Degler denkt:Die Angst der SPD vor der Macht

Statt den Auftrag ihrer Wähler zu erfüllen und in Hessen eine Wende herbeizuführen, versinkt die SPD im Richtungsstreit. Ihr Gestaltungswille ist schwach.

Dieter Degler

Kaum haben die Sozialdemokraten bei einer Landtagswahl mal wieder einigermaßen gut abgeschnitten und Aussicht auf Teilhabe an der Macht in Hessen, geht die innerparteiliche Debatte los: Treibt die Partei zu weit nach links, wie ihr ehemaliger Vorsitzender Platzeck und die Parteivizes Steinmeier und Steinbrück fürchten? Oder muss sie noch viel weiter hin zu den Themen der sozial Schwachen und Ausgegrenzten, wie Frau Ypsilanti oder der designierte Sprecher der SPD-Linken, Björn Böhning, fordern?

Degler denkt: Zögerliche SPD: Der Parteivorsitzende Kurt Beck und Hessens Frontfrau Andrea Ypsilanti.

Zögerliche SPD: Der Parteivorsitzende Kurt Beck und Hessens Frontfrau Andrea Ypsilanti.

(Foto: Foto: Reuters)

Darf sie mit der Linken koalieren, kooperieren oder sich wenigstens tolerieren lassen, wie der Berliner PDS-Partner Klaus Wowereit meint? Oder ist die Linke die Partei der Unberührbaren, wie noch immer die offizielle SPD-Linie lautet?

Es ist ja wahr: Wahlen werden in der Mitte entschieden. Aber politische und parlamentarische Mehrheiten entstehen nur, wenn klare inhaltliche Profile gepaart mit unbeirrbarem Gestaltungswillen genügend Überzeugungskraft in die Wählerschaft ausstrahlen. Und mit dem Gestaltungswillen hat die SPD erkennbar massive Probleme.

Während der große Wahlverlierer Roland Koch mit aller Kraft ums politische Überleben kämpft, zaudert die SPD aus Angst vor der eigenen Courage, sich von der Mehrheit links von Union und FDP inthronisieren zu lassen, deren Parteiprogramme passagenweise deckungsgleich mit dem eigenen sind.

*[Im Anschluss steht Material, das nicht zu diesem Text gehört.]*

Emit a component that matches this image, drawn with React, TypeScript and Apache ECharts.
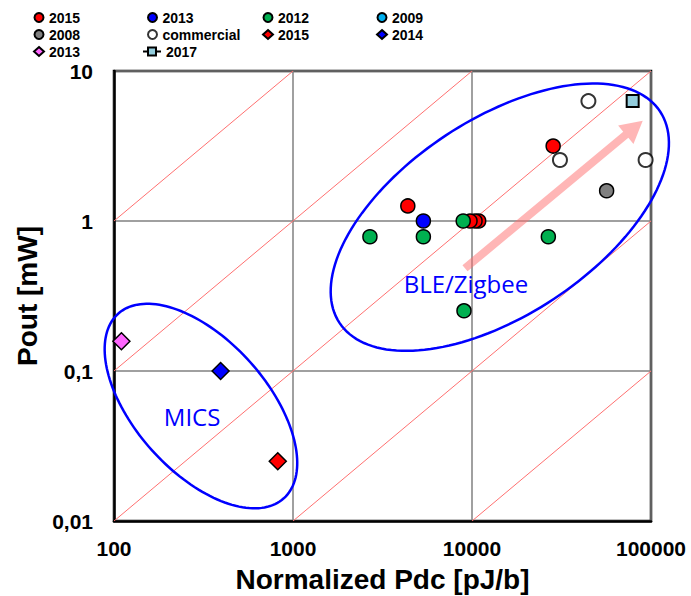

Es ist eine SPD-typische Crux: Wann immer sich den Sozialdemokraten Chancen bieten, Stärke zu demonstrieren oder stärker zu werden, verfallen sie in Selbstzweifel und Streit.

Nur ein kleines, aber bezeichnendes Beispiel: Als im November 1989 die Mauer fiel, zögerte die Union unter Helmut Kohl keine Sekunde, die ostdeutsche SED-Schwesterpartei CDU zu integrieren. Das waren Mitglieder einer Blockpartei, die inhaltlich dieselben Positionen vertraten wie die Genossen Honecker und Krenz, Einheitssozialisten eben. Und niemand kam auf die Idee, die CDU deshalb in die kommunistische Ecke zu stellen.

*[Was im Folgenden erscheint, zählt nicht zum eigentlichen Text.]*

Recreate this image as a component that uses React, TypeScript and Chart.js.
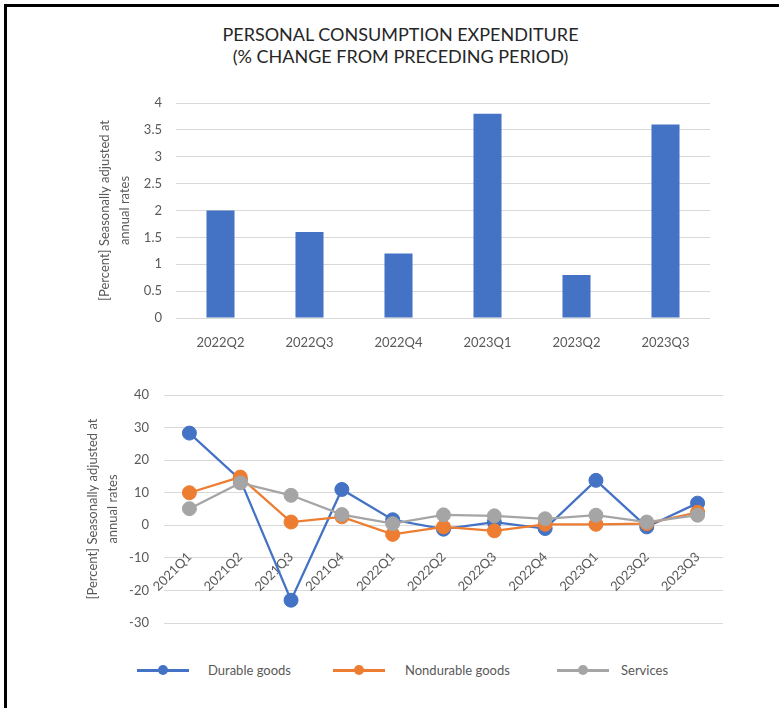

Zugleich prägten Bild-Zeitung und Union den öffentlichen Meinungschor, nach dem die Mitglieder der SED allesamt mehr oder minder lupenreine Kommunisten seien, mit denen sich ein Demokrat nicht an einen Tisch setzen dürfe. Die Folge: Den Sozialdemokraten unter Hans-Jochen Vogel fehlten der politische Mumm und der Machtinstinkt, Türen und Arme weit für die Mitglieder der 1946 auch aus der SPD hervorgegangenen Sozialistischen Einheitspartei zu öffnen, was das politische Gefüge in Gesamtdeutschland entscheidend zu ihren Gunsten verschoben hätte.

Stattdessen förderte sie die Gründung einer Ost-SPD, mit der sie sich anschließend vereinigte. Die Folgen: Im Osten Deutschlands lag die SPD bei Wahlen häufig hinter der PDS, im Westen ist sie nun erstmals auf die Abgeordneten der Linkspartei angewiesen, wenn sie regieren will.

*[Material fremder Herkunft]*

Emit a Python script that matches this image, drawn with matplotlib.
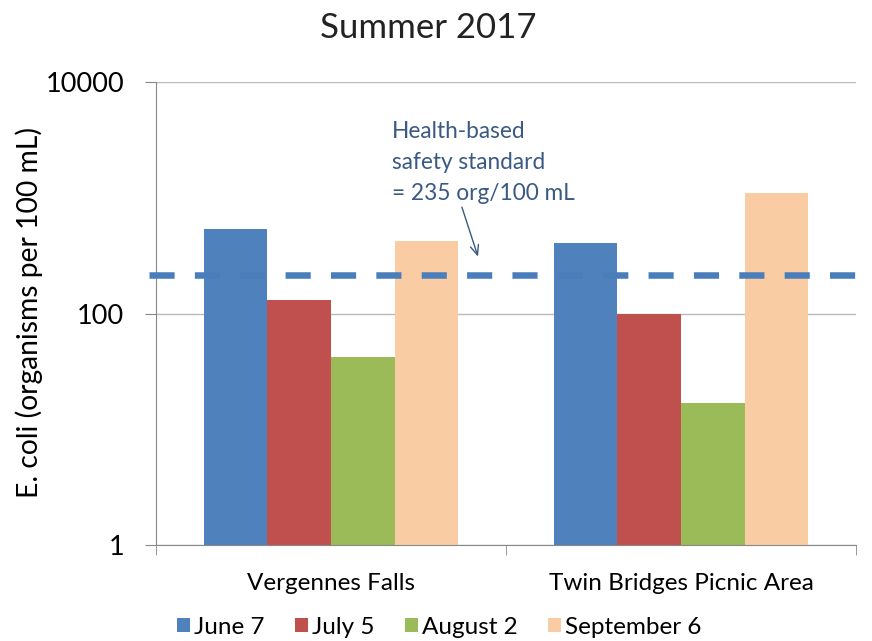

Gegen die verpasste Chance von 1990 ist die Hessenfrage eine Kleinigkeit. Aber schon jetzt ist erkennbar, dass Taktierer, Angsthasen und Kleingeister aus Furcht vor Roten-Socken-Kampagnen in Hamburg, Bayern und anderswo den halben Sieg zu verspielen drohen.

Das alte Verhaltensmuster arbeitet wieder. Diesmal sollte die Partei allerdings bedenken: Ignoriert sie das Momentum, das sie sich durch einen Kurswechsel erarbeitet hat und das ihr durch Fehler der Union zugefallen ist, missachtet sie den Wählerwillen. Die Bürger haben sie zum Regieren gewählt, nicht zum Opponieren.